> [EXERCISE INSTRUCTIONS]
Give again, word for word, each line from the top of the listing through the line that holds "const fmt = (v: any)".

> [AVAILABLE DATA]
-- Begin --

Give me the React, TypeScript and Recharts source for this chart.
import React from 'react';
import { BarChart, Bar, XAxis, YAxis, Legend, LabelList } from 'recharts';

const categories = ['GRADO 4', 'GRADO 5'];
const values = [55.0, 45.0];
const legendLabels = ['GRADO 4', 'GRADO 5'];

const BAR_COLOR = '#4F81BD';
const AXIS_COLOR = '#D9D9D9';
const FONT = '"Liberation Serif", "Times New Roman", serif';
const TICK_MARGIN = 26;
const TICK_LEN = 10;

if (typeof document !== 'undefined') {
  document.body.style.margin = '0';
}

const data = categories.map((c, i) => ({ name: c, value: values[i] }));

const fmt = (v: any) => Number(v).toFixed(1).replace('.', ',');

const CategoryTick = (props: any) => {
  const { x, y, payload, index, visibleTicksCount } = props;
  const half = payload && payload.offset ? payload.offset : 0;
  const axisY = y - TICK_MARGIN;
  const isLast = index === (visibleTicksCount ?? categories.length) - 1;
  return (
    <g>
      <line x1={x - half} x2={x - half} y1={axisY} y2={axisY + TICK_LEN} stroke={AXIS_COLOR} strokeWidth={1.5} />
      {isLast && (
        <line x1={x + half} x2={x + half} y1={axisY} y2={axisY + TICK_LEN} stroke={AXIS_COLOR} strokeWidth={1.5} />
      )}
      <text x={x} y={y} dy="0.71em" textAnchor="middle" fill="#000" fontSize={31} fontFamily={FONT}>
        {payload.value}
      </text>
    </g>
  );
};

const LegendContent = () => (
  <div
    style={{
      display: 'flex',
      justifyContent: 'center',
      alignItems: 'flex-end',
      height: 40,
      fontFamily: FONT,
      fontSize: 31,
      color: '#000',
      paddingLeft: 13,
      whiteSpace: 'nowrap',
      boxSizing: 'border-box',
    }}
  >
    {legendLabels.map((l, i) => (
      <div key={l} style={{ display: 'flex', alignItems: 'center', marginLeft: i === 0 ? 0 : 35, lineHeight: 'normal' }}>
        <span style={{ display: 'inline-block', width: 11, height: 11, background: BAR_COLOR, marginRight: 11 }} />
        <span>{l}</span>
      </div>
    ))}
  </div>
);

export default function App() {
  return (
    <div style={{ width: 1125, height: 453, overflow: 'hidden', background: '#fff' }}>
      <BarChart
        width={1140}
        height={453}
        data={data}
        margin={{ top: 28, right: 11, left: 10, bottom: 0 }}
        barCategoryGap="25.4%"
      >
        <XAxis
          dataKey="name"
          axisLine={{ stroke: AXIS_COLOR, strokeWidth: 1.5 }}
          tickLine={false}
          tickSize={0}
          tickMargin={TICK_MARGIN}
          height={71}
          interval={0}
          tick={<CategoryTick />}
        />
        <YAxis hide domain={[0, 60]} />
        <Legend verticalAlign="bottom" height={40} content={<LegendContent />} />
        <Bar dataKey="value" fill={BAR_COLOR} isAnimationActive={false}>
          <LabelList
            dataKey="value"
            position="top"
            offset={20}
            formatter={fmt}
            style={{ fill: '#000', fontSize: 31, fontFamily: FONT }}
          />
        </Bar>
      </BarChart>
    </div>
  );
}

-- End --

> [TASK ANSWER]
Give me the React, TypeScript and Recharts source for this chart.
import React from 'react';
import { BarChart, Bar, XAxis, YAxis, Legend, LabelList } from 'recharts';

const categories = ['GRADO 4', 'GRADO 5'];
const values = [55.0, 45.0];
const legendLabels = ['GRADO 4', 'GRADO 5'];

const BAR_COLOR = '#4F81BD';
const AXIS_COLOR = '#D9D9D9';
const FONT = '"Liberation Serif", "Times New Roman", serif';
const TICK_MARGIN = 26;
const TICK_LEN = 10;

if (typeof document !== 'undefined') {
  document.body.style.margin = '0';
}

const data = categories.map((c, i) => ({ name: c, value: values[i] }));

const fmt = (v: any) => Number(v).toFixed(1).replace('.', ',');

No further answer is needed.